Setup tv and all was working. Software said it needed upgrading so did that. Tv now says "The software upgrade was unsuccessful. Please remove any media cards. Your tv will reboot". All that is attached is sky, ps3 and wii.
Any advice appreciated


----------



## JimE (Apr 16, 2009)

*Re: Toshiba TL868*

Media cards would be SD cards, USB thumb drives, etc., that can often be used to boot or load firmware/software. If there aren't any cards installed, let it reboot. If it won't reboot, try removing power for 10 - 15 minutes, then try again. If that doesn't work, have it serviced.

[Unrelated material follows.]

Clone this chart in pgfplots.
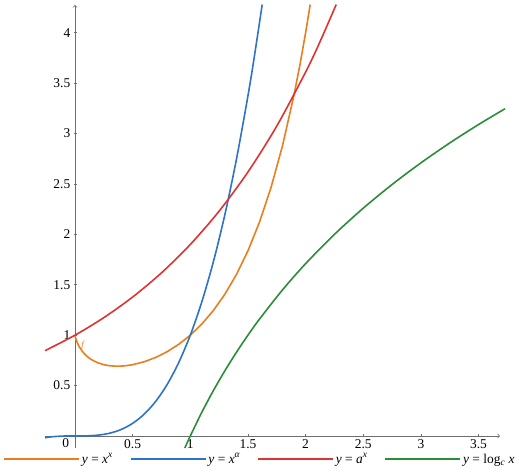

This is one of the drawbacks of upgrading software/firmware for any device. While it works fine most of the time, when it doesn't work, the device is typically bricked (ie: doesn't work).


----------



## catherine1970 (Oct 11, 2012)

*Re: Toshiba TL868*

Thanks for the advice. Have tried all that but tv still does same thing. Will phone Toshiba today.


----------



## catherine1970 (Oct 11, 2012)

*Re: Toshiba TL868*

TV being collected and replacement delivered on Tuesday!


----------



## JimE (Apr 16, 2009)

*Re: Toshiba TL868*

Wow, pretty quick. Nice fix.


----------